-- start Items --

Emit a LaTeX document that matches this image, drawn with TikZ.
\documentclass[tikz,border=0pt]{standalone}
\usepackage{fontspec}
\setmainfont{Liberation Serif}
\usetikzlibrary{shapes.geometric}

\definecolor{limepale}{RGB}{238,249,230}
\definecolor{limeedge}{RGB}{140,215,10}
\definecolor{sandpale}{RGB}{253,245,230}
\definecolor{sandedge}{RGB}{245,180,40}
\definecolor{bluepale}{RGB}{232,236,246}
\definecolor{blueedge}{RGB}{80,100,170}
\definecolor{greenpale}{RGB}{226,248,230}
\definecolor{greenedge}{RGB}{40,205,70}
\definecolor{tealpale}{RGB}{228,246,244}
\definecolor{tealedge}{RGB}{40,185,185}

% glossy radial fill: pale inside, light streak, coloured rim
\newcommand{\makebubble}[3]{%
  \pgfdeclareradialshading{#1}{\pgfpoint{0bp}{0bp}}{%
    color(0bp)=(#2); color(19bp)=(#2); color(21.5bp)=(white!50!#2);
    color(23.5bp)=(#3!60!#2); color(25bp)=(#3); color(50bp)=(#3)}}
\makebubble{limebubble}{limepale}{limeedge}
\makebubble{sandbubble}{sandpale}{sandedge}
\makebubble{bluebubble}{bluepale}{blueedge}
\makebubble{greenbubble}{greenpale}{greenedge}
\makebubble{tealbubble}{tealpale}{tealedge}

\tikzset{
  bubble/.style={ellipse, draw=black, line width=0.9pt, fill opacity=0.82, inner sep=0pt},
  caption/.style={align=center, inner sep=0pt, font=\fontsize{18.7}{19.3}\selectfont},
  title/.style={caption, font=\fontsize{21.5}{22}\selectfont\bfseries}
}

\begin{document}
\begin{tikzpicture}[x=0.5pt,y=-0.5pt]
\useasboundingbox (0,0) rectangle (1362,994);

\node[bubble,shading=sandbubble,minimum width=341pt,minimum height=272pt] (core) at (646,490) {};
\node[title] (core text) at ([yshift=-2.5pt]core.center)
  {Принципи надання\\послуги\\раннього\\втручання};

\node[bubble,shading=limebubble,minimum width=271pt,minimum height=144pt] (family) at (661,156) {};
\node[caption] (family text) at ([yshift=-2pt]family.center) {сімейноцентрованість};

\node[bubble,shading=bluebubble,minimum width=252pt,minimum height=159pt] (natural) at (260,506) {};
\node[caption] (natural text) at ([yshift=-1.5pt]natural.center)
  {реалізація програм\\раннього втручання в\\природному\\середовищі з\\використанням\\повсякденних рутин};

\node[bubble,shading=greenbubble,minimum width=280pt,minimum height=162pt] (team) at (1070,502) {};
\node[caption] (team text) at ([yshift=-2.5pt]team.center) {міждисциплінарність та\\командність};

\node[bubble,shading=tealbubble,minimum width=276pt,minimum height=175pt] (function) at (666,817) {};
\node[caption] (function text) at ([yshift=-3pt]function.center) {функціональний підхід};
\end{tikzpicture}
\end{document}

-- end Items --
-- start Items --

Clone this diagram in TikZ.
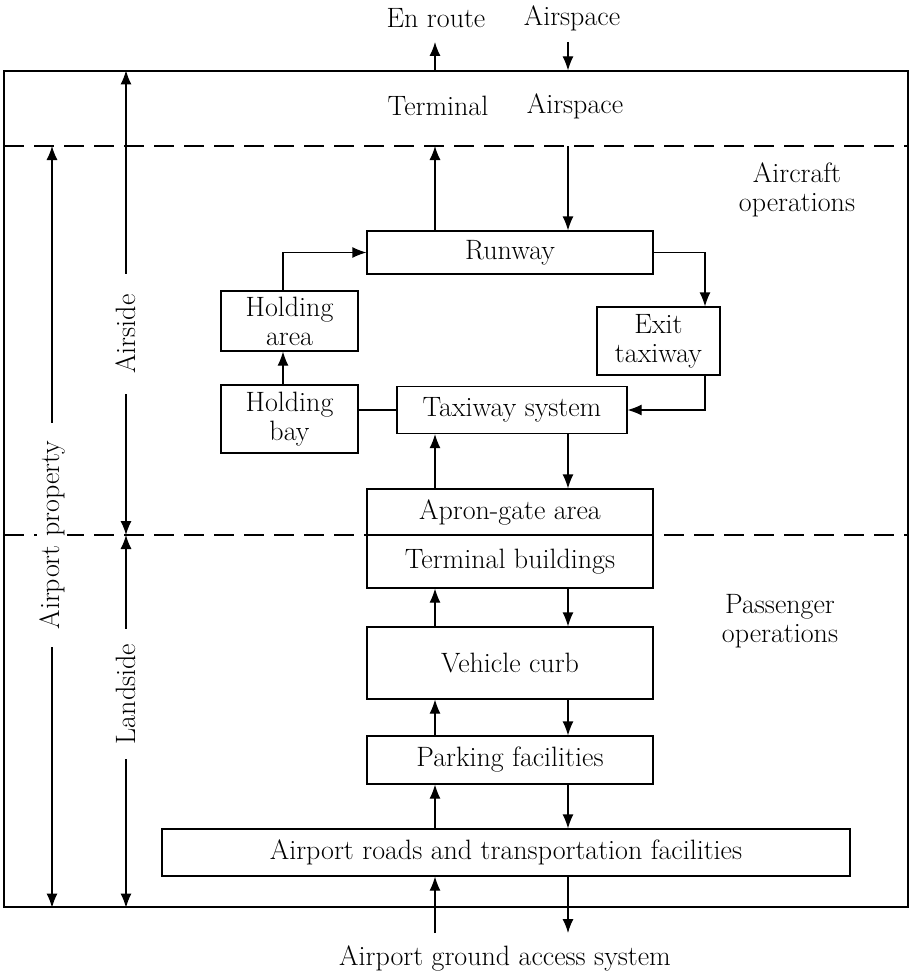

-- end Items --

## What to work on:
Output exactly the lines of the material above from the one containing "Emit a LaTeX" up to and including the one containing "(0,0) rectangle (1362,994);".

## Task output:
Emit a LaTeX document that matches this image, drawn with TikZ.
\documentclass[tikz,border=0pt]{standalone}
\usepackage{fontspec}
\setmainfont{Liberation Serif}
\usetikzlibrary{shapes.geometric}

\definecolor{limepale}{RGB}{238,249,230}
\definecolor{limeedge}{RGB}{140,215,10}
\definecolor{sandpale}{RGB}{253,245,230}
\definecolor{sandedge}{RGB}{245,180,40}
\definecolor{bluepale}{RGB}{232,236,246}
\definecolor{blueedge}{RGB}{80,100,170}
\definecolor{greenpale}{RGB}{226,248,230}
\definecolor{greenedge}{RGB}{40,205,70}
\definecolor{tealpale}{RGB}{228,246,244}
\definecolor{tealedge}{RGB}{40,185,185}

% glossy radial fill: pale inside, light streak, coloured rim
\newcommand{\makebubble}[3]{%
  \pgfdeclareradialshading{#1}{\pgfpoint{0bp}{0bp}}{%
    color(0bp)=(#2); color(19bp)=(#2); color(21.5bp)=(white!50!#2);
    color(23.5bp)=(#3!60!#2); color(25bp)=(#3); color(50bp)=(#3)}}
\makebubble{limebubble}{limepale}{limeedge}
\makebubble{sandbubble}{sandpale}{sandedge}
\makebubble{bluebubble}{bluepale}{blueedge}
\makebubble{greenbubble}{greenpale}{greenedge}
\makebubble{tealbubble}{tealpale}{tealedge}

\tikzset{
  bubble/.style={ellipse, draw=black, line width=0.9pt, fill opacity=0.82, inner sep=0pt},
  caption/.style={align=center, inner sep=0pt, font=\fontsize{18.7}{19.3}\selectfont},
  title/.style={caption, font=\fontsize{21.5}{22}\selectfont\bfseries}
}

\begin{document}
\begin{tikzpicture}[x=0.5pt,y=-0.5pt]
\useasboundingbox (0,0) rectangle (1362,994);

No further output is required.